I have following code where I maintain a large List: What I do here is go over the data stream and create an inverted index. I use twitter scalding api and dataTypePipe is type of TypedPipe
lazy val cats = dataTypePipe.cross(cmsCats)
.map(vf => (vf._1.itemId, vf._1.leafCats, vf._2))
.flatMap {
case (id, categorySet, cHhitters) => categorySet.map(cat => (
...
}
.filter(f => f._2.nonEmpty)
.group.withReducers(4000)
.sum
.map {
case ((token,bucket), ids) =>
toIndexedRecord(ids, token, bucket)
}
Due to a serialization issue I convert scala list to java list and use avro to write:
def toIndexedRecord(ids: List[Long], token: String, bucket: Int): IndexRecord = {
val javaList = ids.map(l => l: java.lang.Long).asJava //need to convert from scala long to java long
new IndexRecord(token, bucket,javaList)
}
But the issue is large number of information keeping in list cause Java Heap issue. I believe summing is also a contributor to this issue
2013-08-25 16:41:09,709 WARN org.apache.hadoop.mapred.Child: Error running child
cascading.pipe.OperatorException: [_pipe_0*_pipe_1][com.twitter.scalding.GroupBuilder$$anonfun$1.apply(GroupBuilder.scala:189)] operator Every failed executing operation: MRMAggregator[decl:'value']
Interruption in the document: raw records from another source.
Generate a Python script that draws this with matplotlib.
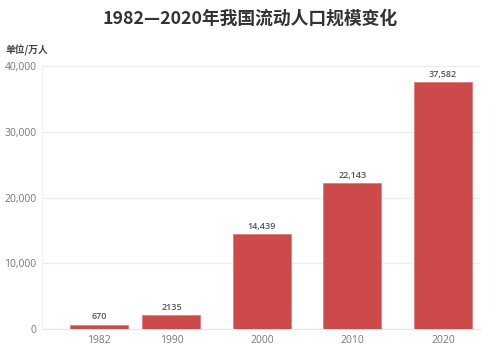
import matplotlib.pyplot as plt

plt.rcParams['font.family'] = ['Noto Sans CJK SC', 'DejaVu Sans']

years = [1982, 1990, 2000, 2010, 2020]
values = [670, 2135, 14439, 22143, 37582]
labels = ['670', '2135', '14,439', '22,143', '37,582']
yticks = [0, 10000, 20000, 30000, 40000]

fig = plt.figure(figsize=(5, 3.52), dpi=100)
ax = fig.add_axes([0.084, 0.065, 0.876, 0.7475])

ax.bar(years, values, width=6.4, color='#cc4a4a', edgecolor='#e07c7c', linewidth=0.6, zorder=3)
for x, v, t in zip(years, values, labels):
    ax.text(x, v + 500, t, ha='center', va='bottom', fontsize=6.5, color='#555555',
            family=['Open Sans', 'DejaVu Sans'], fontweight='semibold')

ax.set_xlim(1975.7, 2024.1)
ax.set_ylim(0, 40000)
ax.set_xticks(years)
ax.set_yticks(yticks)
ax.set_yticklabels(['{:,}'.format(v) for v in yticks])
for lab in ax.get_xticklabels() + ax.get_yticklabels():
    lab.set_family(['Open Sans', 'DejaVu Sans'])
ax.tick_params(axis='both', length=0, labelsize=7.5, colors='#777777')
ax.tick_params(axis='x', pad=4)
ax.tick_params(axis='y', pad=4)
ax.grid(axis='y', color='#ececec', linewidth=0.9, zorder=0)
for s in ['top', 'right']:
    ax.spines[s].set_visible(False)
ax.spines['left'].set_color('#f2f2f2')
ax.spines['bottom'].set_color('#e6e6e6')

fig.text(0.5, 0.948, '1982—2020年我国流动人口规模变化', ha='center', va='center',
         fontsize=12.8, fontweight='bold', color='#333333')
fig.text(0.012, 0.857, '单位/万人', ha='left', va='center', fontsize=7,
         fontweight='bold', color='#444444')

fig.savefig('out.png', dpi=100)
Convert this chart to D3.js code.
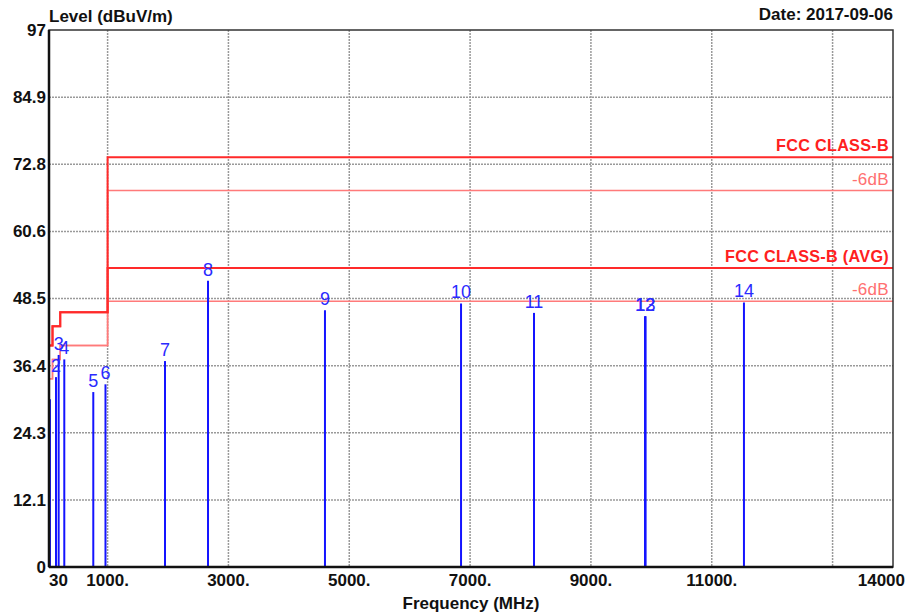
<!DOCTYPE html>
<html>
<head>
<meta charset="utf-8">
<script src="https://cdn.jsdelivr.net/npm/d3@7/dist/d3.min.js"></script>
<style>
  body { margin: 0; background: #fff; }
  text { font-family: "Liberation Sans", Arial, sans-serif; }
</style>
</head>
<body>
<div id="chart"></div>
<script>
// data
var markerFreq  = [46, 146, 190, 283, 763, 965, 1950, 2662, 4598, 6850, 8058, 9895, 9905, 11533];
var markerLevel = [30.3, 34.3, 38.3, 37.5, 31.6, 33.0, 37.2, 51.7, 46.4, 47.6, 45.9, 45.3, 45.3, 47.8];
var markerLabel = ["", "2", "3", "4", "5", "6", "7", "8", "9", "10", "11", "12", "13", "14"];

// limit lines (freq MHz, level dBuV/m)
var limitFreq   = [30, 88, 88, 216, 216, 1000, 1000, 14000];
var classB      = [40, 40, 43.5, 43.5, 46, 46, 74, 74];
var classBAvg   = [40, 40, 43.5, 43.5, 46, 46, 54, 54];
var classB6     = [34, 34, 37.5, 37.5, 40, 40, 68, 68];
var classBAvg6  = [34, 34, 37.5, 37.5, 40, 40, 48, 48];

var yTicks      = [0, 12.125, 24.25, 36.375, 48.5, 60.625, 72.75, 84.875, 97];
var yTickLabels = ["0", "12.1", "24.3", "36.4", "48.5", "60.6", "72.8", "84.9", "97"];
var xTicks      = [30, 1000, 3000, 5000, 7000, 9000, 11000, 14000];
var xTickLabels = ["30", "1000.", "3000.", "5000.", "7000.", "9000.", "11000.", "14000"];
var xGrid       = [1000, 3000, 5000, 7000, 9000, 11000, 13000];

var margin = { top: 30, right: 21, bottom: 47, left: 49 },
  width = 914 - margin.left - margin.right,
  height = 614 - margin.top - margin.bottom;

var svg = d3.select("#chart")
  .append("svg")
  .attr("width", 914)
  .attr("height", 614)
  .append("g")
  .attr("transform", "translate(" + margin.left + "," + margin.top + ")");

var x = d3.scaleLinear().domain([30, 14000]).range([0, width]);
var y = d3.scaleLinear().domain([0, 97]).range([height, 0]);

// grid
svg.selectAll(".hgrid")
  .data(yTicks.slice(1, -1))
  .enter().append("line")
  .attr("x1", 0).attr("x2", width)
  .attr("y1", function (d) { return y(d); })
  .attr("y2", function (d) { return y(d); })
  .attr("stroke", "#9a9a9a")
  .attr("stroke-width", 1.5)
  .attr("stroke-dasharray", "2,1");

svg.selectAll(".vgrid")
  .data(xGrid)
  .enter().append("line")
  .attr("x1", function (d) { return x(d); })
  .attr("x2", function (d) { return x(d); })
  .attr("y1", 0).attr("y2", height)
  .attr("stroke", "#9a9a9a")
  .attr("stroke-width", 1.5)
  .attr("stroke-dasharray", "2,1");

// limit lines
function limitPath(levels) {
  return d3.line()
    .x(function (d, i) { return x(limitFreq[i]); })
    .y(function (d) { return y(d); })(levels);
}
var limits = [
  { v: classB6, c: "#ff7a7a", w: 1.5 },
  { v: classBAvg6, c: "#ff7a7a", w: 1.5 },
  { v: classBAvg, c: "#ff2a2a", w: 2 },
  { v: classB, c: "#ff2a2a", w: 2 }
];
svg.selectAll(".limit")
  .data(limits)
  .enter().append("path")
  .attr("d", function (d) { return limitPath(d.v); })
  .attr("fill", "none")
  .attr("stroke", function (d) { return d.c; })
  .attr("stroke-width", function (d) { return d.w; });

// limit labels
var limitLabels = [
  { t: "FCC CLASS-B", v: classB[7], c: "#ff2020", b: "bold", s: 16.2 },
  { t: "-6dB", v: classB6[7], c: "#ff7070", b: "normal", s: 17 },
  { t: "FCC CLASS-B (AVG)", v: classBAvg[7], c: "#ff2020", b: "bold", s: 16.2 },
  { t: "-6dB", v: classBAvg6[7], c: "#ff7070", b: "normal", s: 17 }
];
svg.selectAll(".limitLabel")
  .data(limitLabels)
  .enter().append("text")
  .attr("x", width - 4)
  .attr("y", function (d) { return y(d.v) - 6; })
  .attr("text-anchor", "end")
  .style("font-size", function (d) { return d.s + "px"; })
  .style("font-weight", function (d) { return d.b; })
  .style("letter-spacing", "0.3px")
  .attr("fill", function (d) { return d.c; })
  .text(function (d) { return d.t; });

// markers
svg.selectAll(".marker")
  .data(markerFreq)
  .enter().append("line")
  .attr("x1", function (d) { return x(d); })
  .attr("x2", function (d) { return x(d); })
  .attr("y1", height)
  .attr("y2", function (d, i) { return y(markerLevel[i]); })
  .attr("stroke", "#1414ff")
  .attr("stroke-width", 2);

svg.selectAll(".markerLabel")
  .data(markerFreq)
  .enter().append("text")
  .attr("x", function (d) { return x(d); })
  .attr("y", function (d, i) { return y(markerLevel[i]) - 5; })
  .attr("text-anchor", "middle")
  .style("font-size", "18px")
  .attr("fill", "#2a2aff")
  .text(function (d, i) { return markerLabel[i]; });

// frame
svg.append("rect")
  .attr("width", width).attr("height", height)
  .attr("fill", "none")
  .attr("stroke", "#333")
  .attr("stroke-width", 1.5);
svg.append("line")
  .attr("x1", 0).attr("x2", 0).attr("y1", 0).attr("y2", height)
  .attr("stroke", "#111").attr("stroke-width", 2.5);
svg.append("line")
  .attr("x1", 0).attr("x2", width).attr("y1", height).attr("y2", height)
  .attr("stroke", "#111").attr("stroke-width", 2.5);

// axis labels
svg.selectAll(".ylab")
  .data(yTicks)
  .enter().append("text")
  .attr("x", -3)
  .attr("y", function (d) { return y(d); })
  .attr("dy", "0.35em")
  .attr("text-anchor", "end")
  .style("font-size", "17px")
  .style("font-weight", "bold")
  .attr("fill", "#111")
  .text(function (d, i) { return yTickLabels[i]; });

svg.selectAll(".xlab")
  .data(xTicks)
  .enter().append("text")
  .attr("x", function (d) { return x(d); })
  .attr("y", height + 19)
  .attr("text-anchor", function (d, i) {
    return i === 0 ? "start" : (i === xTicks.length - 1 ? "end" : "middle");
  })
  .attr("dx", function (d, i) { return i === xTicks.length - 1 ? 12 : 0; })
  .style("font-size", "17px")
  .style("font-weight", "bold")
  .attr("fill", "#111")
  .text(function (d, i) { return xTickLabels[i]; });

svg.append("text")
  .attr("x", width / 2)
  .attr("y", height + 42)
  .attr("text-anchor", "middle")
  .style("font-size", "17px")
  .style("font-weight", "bold")
  .attr("fill", "#111")
  .text("Frequency (MHz)");

svg.append("text")
  .attr("x", 0)
  .attr("y", -8)
  .style("font-size", "17px")
  .style("font-weight", "bold")
  .attr("fill", "#111")
  .text("Level (dBuV/m)");

svg.append("text")
  .attr("x", width)
  .attr("y", -10)
  .attr("text-anchor", "end")
  .style("font-size", "17px")
  .style("font-weight", "bold")
  .attr("fill", "#111")
  .text("Date: 2017-09-06");
</script>
</body>
</html>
at cascading.flow.stream.AggregatorEveryStage.receive(AggregatorEveryStage.java:136)
at cascading.flow.stream.AggregatorEveryStage.receive(AggregatorEveryStage.java:39)
at cascading.flow.stream.OpenReducingDuct.receive(OpenReducingDuct.java:49)
at cascading.flow.stream.OpenReducingDuct.receive(OpenReducingDuct.java:28)
at cascading.flow.hadoop.stream.HadoopGroupGate.run(HadoopGroupGate.java:90)
at cascading.flow.hadoop.FlowReducer.reduce(FlowReducer.java:133)
at org.apache.hadoop.mapred.ReduceTask.runOldReducer(ReduceTask.java:522)
at org.apache.hadoop.mapred.ReduceTask.run(ReduceTask.java:421)
at org.apache.hadoop.mapred.Child$4.run(Child.java:255)
at java.security.AccessController.doPrivileged(Native Method)
at javax.security.auth.Subject.doAs(Subject.java:396)
at org.apache.hadoop.security.UserGroupInformation.doAs(UserGroupInformation.java:1232)
at org.apache.hadoop.mapred.Child.main(Child.java:249)
Caused by: java.lang.OutOfMemoryError: Java heap space
at scala.collection.mutable.ListBuffer.$plus$eq(ListBuffer.scala:168)
at scala.collection.mutable.ListBuffer.$plus$eq(ListBuffer.scala:45)
at scala.collection.generic.Growable$$anonfun$$plus$plus$eq$1.apply(Growable.scala:48)
at scala.collection.generic.Growable$$anonfun$$plus$plus$eq$1.apply(Growable.scala:48)
at scala.collection.immutable.List.foreach(List.scala:318)
at scala.collection.generic.Growable$class.$plus$plus$eq(Growable.scala:48)
at scala.collection.mutable.ListBuffer.$plus$plus$eq(ListBuffer.scala:176)
at scala.collection.immutable.List.$colon$colon$colon(List.scala:127)
at scala.collection.immutable.List.$plus$plus(List.scala:193)
at com.twitter.algebird.ListMonoid.plus(Monoid.scala:86)
at com.twitter.algebird.ListMonoid.plus(Monoid.scala:84)
at com.twitter.scalding.KeyedList$$anonfun$sum$1.apply(TypedPipe.scala:264)
at com.twitter.scalding.MRMAggregator.aggregate(Operations.scala:279)
at cascading.flow.stream.AggregatorEveryStage.receive(AggregatorEveryStage.java:128)
So my question is what can I do to avoid this situation.
Try .forceToReducers before the .sum. This OOM is happening map side as we are caching values. That may not help in your case.
If the lists are truly too large however, there is really very little that can be done.